Why China’s lending to Africa has declined
There are several reasons why China’s lending to Africa has declined steadily. One of the principal reasons is the slowdown in the Chinese economy. China’s economy has grown slower in recent years, with the government becoming more cautious with overseas lending. The Chinese citizenry has also pressured its government to concentrate on domestic issues, including poverty reduction and improving healthcare and education.
Another reason for the decline in lending is the growing debt burden of African countries. Many African countries have borrowed heavily from China to finance their infrastructure projects. However, some of these projects have not generated the expected returns, leaving African countries struggling with debt repayment. This has created a debt crisis in Africa, with China becoming more cautious about lending to African countries.
Moreover, China has become more selective in its lending to Africa. In the past, China offered loans to Africa with a few conditions attached. However, in recent years, China has become more focused on lending to countries with a good track record of repaying their debts and those with a clear plan for using the loans effectively. China has also sought to invest in projects with high potential for generating returns in recent times.
Kenya affected by reducing China’s lending to Africa
Kenya is among the nations affected by China’s new stance on lending to Africa. China’s loans for President William Ruto’s first full-year budget will be the lowest in 16 years as Beijing pursues a more cautious approach to lending in Africa, where several governments have reached the limit of their borrowing capacity and the risk of default looms.
According to Treasury documents made public, Chinese support for the fiscal year starting in July would decline to $12.7 million from $216.5 million in the current fiscal year and $522.5 million in 2017. Since 2015, China has become Kenya’s biggest bilateral creditor. The country has received significant funding for the development of vital infrastructure, such as roads and a modern railway.
China built the Thika Super Highway during the late Mwai Kibaki government. The Asian economy also built the standard gauge railway (SGR) under President Uhuru Kenyatta. However, China has not approved any new infrastructure investment for Kenya in recent years.
Interestingly, President Ruto’s government has vowed to cut its rate of borrowing since assuming office in September 2022. Foreign loans committed for the next budget have been reduced to $2.3 billion from the present $2.4 billion. Public debt surged during the leadership of Dr. Ruto’s predecessor, Mr. Kenyatta, who led a huge infrastructure-building effort.
Kenya’s debt more than quadrupled to $63.6 billion under Mr. Kenyatta’s 10-year administration, which started in 2013. The IMF believes that the country’s high risk of debt distress was driven by an increase in liabilities.
Kenya has said that it cannot ignore its obligation to repay debt. In 2020, the IMF categorized over 20 African countries, including Kenya, as being in or very vulnerable to debt distress. Lenders, notably China Eximbank and China Development Bank, have reacted by enforcing more rigorous lending standards.

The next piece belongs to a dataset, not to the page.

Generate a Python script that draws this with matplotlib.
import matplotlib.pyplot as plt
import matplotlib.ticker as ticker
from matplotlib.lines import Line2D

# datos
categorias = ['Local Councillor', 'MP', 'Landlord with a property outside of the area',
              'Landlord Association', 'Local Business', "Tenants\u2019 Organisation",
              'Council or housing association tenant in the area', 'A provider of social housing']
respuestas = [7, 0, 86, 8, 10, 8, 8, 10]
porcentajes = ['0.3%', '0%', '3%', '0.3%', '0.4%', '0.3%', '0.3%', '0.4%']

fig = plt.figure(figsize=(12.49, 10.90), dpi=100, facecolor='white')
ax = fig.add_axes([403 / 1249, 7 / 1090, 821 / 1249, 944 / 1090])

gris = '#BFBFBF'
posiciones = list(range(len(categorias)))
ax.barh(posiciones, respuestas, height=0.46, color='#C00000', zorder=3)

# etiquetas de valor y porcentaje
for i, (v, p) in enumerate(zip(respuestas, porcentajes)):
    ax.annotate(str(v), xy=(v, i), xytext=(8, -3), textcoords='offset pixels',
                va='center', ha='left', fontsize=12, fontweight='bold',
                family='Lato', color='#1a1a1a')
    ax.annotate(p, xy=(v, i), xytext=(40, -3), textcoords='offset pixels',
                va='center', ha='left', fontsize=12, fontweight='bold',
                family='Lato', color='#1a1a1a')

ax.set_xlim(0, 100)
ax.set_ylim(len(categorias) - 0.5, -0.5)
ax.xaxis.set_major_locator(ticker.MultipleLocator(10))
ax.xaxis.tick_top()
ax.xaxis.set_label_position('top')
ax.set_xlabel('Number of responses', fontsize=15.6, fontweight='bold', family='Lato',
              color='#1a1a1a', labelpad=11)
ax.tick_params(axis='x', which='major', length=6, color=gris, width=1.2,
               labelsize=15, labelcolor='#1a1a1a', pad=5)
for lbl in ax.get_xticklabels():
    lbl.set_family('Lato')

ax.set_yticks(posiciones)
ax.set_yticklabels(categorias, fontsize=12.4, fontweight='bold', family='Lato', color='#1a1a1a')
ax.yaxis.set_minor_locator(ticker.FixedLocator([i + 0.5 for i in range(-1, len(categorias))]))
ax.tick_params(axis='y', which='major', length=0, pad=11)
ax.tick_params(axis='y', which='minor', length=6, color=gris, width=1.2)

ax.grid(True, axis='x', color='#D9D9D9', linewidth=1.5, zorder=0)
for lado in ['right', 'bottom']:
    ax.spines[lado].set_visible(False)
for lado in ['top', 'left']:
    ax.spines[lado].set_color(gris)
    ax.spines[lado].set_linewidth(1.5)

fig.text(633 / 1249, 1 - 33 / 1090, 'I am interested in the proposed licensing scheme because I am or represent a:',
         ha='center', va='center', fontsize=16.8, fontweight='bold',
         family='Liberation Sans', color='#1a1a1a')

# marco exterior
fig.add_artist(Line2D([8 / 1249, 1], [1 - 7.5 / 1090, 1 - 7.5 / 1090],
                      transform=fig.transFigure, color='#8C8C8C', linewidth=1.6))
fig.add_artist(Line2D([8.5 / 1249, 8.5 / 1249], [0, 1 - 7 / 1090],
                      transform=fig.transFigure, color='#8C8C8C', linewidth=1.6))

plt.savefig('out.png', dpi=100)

Implications for Africa’s Economic Future
Reducing China’s lending to Africa has several implications for the continent’s economic future. One of the primary implications is that African countries may have to look for alternative sources of financing for their infrastructure projects and other development initiatives. African countries may have to turn to other countries, such as the United States, Japan, and European countries, to fill the gap left by China’s reduced lending. However, these countries may not be able to provide the same level of financing as China, which could slow down Africa’s economic development.
Another implication of the decline in China’s lending to Africa is that the countries may have to become more self-reliant and focus on domestic resource mobilization. African governments may have to improve their tax systems and reduce corruption to generate more revenue to finance their development initiatives. This could lead to a more sustainable economic development model for African countries in the long run.
Moreover, Africa could also shift the balance of power between China and African countries. In the past, African countries heavily depended on China for their development initiatives. However, with the reduction in China’s lending, African countries may become more assertive in their relationship with China and demand more favourable terms for loans and investments.
The reduction in China’s lending to Africa could also lead to a slowdown in infrastructure development in Africa. Infrastructure development is critical for Africa’s economic growth, and China has been a major player in this area. With the reduction in China’s lending, African countries may be unable to finance their infrastructure projects, which could slow economic growth and development.
China’s reduced lending to Africa has raised concerns about the future of Africa’s economic development and the related interactions going into the future. The reduction in lending is due to a combination of factors, including the slowdown in the Chinese economy, the growing debt burden of African countries, and China’s increased selectivity in its lending.
The reduced lending has several implications for Africa’s economic future. African countries must find alternative sources of financing, a shift towards domestic resource mobilization, a change in the balance of power between China-African relations, and a potential slowdown in infrastructure development. African countries must navigate these changes carefully to ensure sustainable economic growth in the coming years.